Weekend Reading

Recollections of books carried back and forth on the elevated train -- in a long-term, though belated, attempt to learn something about the world.

Friday, June 23, 2017

Eka Kurniawan : Beauty is a Wound

This is a fantasy -- as announced at the very beginning:  a dead woman climbs out of her grave. Her clothes have rotted away, while her body is none the worse for having been buried in the tropical soil for twenty years.

We have to wait until the very end of the book to sense the logic of that strange event -  one of many revelations that make the story fun to read.

Dramatic suspense is not the point here. The question is never "what happens next" - it's always "What just happened?"  It's all about comprehending the order of this exotic world -- with one foot in 20th C. Indonesian history, and  the other foot in Asian pulp fiction fantasy.

Being unfamiliar with both - I was totally hooked -- my inner eye glued to my inner screen where the author was projecting his outrageous images of beautiful hookers and sentimental/ruthless thugs.

There's plenty of rape and bloodshed -- but it's all happening to puppets.  There is no sense that an actual human being has been harmed.

The language is ornamental -- even in translation where the sound and origin of words is lost.  It's enough just to know where the author wants to guide your attention.
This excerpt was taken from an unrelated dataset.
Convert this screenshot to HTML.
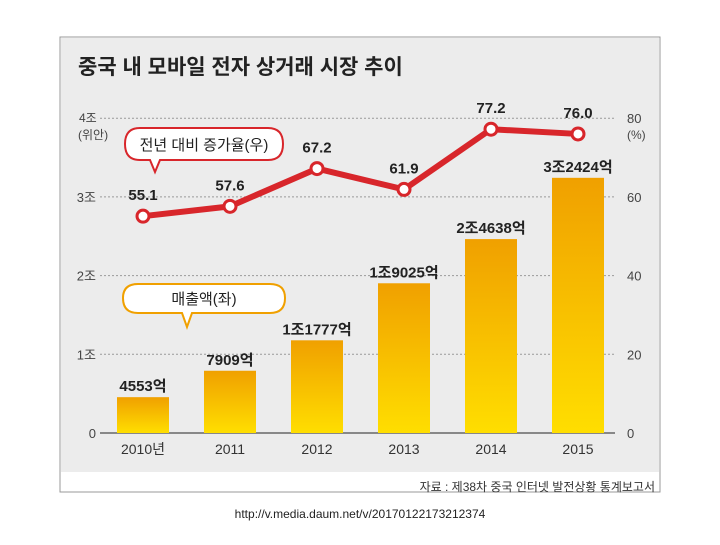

For example, in a crucial scene where a teenaged girl stands naked in front of her class to tell them that she has just been raped by a dog in the privy  (don't ask), the author has us attend to the blackness of her hair and some objects that have just fallen on the floor. He paints a picture -- and there is no inner life beyond the hunger or satisfaction of sex.
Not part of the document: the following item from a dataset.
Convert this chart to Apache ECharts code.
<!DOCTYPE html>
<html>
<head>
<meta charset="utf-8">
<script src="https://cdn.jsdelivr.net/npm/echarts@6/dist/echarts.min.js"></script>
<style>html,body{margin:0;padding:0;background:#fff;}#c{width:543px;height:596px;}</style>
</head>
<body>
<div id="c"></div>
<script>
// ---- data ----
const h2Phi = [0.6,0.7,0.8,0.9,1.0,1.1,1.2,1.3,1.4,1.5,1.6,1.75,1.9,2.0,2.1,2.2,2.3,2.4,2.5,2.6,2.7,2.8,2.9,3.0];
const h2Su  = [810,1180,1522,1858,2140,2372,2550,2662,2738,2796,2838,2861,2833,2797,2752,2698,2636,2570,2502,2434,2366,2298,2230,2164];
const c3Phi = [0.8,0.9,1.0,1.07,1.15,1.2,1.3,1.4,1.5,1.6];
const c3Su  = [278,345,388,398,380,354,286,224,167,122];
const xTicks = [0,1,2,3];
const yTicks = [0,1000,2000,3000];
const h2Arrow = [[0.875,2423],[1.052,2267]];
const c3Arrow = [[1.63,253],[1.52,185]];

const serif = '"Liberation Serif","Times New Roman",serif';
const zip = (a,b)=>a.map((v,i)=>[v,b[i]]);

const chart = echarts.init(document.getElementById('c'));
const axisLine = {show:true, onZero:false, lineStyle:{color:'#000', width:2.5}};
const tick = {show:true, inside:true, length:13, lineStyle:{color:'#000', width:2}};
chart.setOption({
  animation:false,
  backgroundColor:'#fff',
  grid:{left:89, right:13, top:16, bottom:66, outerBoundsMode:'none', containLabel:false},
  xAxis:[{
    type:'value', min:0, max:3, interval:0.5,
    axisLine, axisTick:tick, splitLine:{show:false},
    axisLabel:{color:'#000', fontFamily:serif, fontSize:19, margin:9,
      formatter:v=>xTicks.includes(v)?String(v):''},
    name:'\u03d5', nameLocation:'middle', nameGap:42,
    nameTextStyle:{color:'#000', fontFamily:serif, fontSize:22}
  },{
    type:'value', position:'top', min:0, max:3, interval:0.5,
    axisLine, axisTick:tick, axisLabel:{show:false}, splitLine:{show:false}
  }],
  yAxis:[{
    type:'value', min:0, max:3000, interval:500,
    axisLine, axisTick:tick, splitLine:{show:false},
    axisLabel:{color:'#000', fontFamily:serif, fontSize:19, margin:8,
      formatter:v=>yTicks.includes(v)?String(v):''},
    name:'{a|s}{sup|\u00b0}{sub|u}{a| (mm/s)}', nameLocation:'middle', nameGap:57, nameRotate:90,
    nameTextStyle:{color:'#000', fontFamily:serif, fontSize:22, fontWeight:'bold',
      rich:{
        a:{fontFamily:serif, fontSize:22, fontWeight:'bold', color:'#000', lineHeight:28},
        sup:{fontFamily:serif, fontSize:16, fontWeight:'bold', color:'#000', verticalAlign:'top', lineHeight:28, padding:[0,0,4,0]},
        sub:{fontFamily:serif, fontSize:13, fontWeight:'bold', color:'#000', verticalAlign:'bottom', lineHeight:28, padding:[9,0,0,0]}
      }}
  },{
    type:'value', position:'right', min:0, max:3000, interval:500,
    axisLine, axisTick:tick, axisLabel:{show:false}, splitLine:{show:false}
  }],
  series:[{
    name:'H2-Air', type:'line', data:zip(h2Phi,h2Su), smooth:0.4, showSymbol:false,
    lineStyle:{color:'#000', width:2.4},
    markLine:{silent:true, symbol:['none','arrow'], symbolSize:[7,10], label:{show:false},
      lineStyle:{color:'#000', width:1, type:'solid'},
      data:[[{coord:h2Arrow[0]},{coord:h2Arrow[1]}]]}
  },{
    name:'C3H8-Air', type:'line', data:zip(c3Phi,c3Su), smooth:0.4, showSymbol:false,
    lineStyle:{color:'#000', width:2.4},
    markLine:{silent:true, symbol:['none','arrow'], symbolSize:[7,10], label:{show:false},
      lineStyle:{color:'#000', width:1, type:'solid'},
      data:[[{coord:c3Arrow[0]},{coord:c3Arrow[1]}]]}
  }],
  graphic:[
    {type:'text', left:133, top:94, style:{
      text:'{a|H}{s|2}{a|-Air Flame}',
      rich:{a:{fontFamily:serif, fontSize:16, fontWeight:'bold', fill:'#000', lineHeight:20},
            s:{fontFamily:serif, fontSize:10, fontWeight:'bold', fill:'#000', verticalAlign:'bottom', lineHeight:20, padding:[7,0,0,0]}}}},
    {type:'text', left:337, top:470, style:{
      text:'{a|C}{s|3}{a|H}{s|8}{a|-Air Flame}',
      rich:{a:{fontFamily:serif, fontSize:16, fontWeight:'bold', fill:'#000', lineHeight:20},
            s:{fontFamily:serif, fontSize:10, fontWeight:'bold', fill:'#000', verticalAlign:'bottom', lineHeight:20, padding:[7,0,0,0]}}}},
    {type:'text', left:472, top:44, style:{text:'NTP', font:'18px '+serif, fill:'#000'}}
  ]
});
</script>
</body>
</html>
We're introduced to the history of the Japanese occupation, the liberation and the purge of the Communist party.  But there is no indication that the country was being transformed into a modern economy in the late 20th Century. (the story runs through 1998 - and then  gives us a "happily ever after" for the four sisters.)

Two of the three major male characters are criminals (though one has status as a military commander)  Their mates are housewives - except that one bakes and sells cookies. The third male character is a Communist organizer who survives the purge and then goes into three failing businesses:  owning a library (no income), harvesting edible birds' nests (too dangerous), and finally making swimwear for tourists (the land beneath his kiosk is seized for a new hotel) He ends up hanging himself.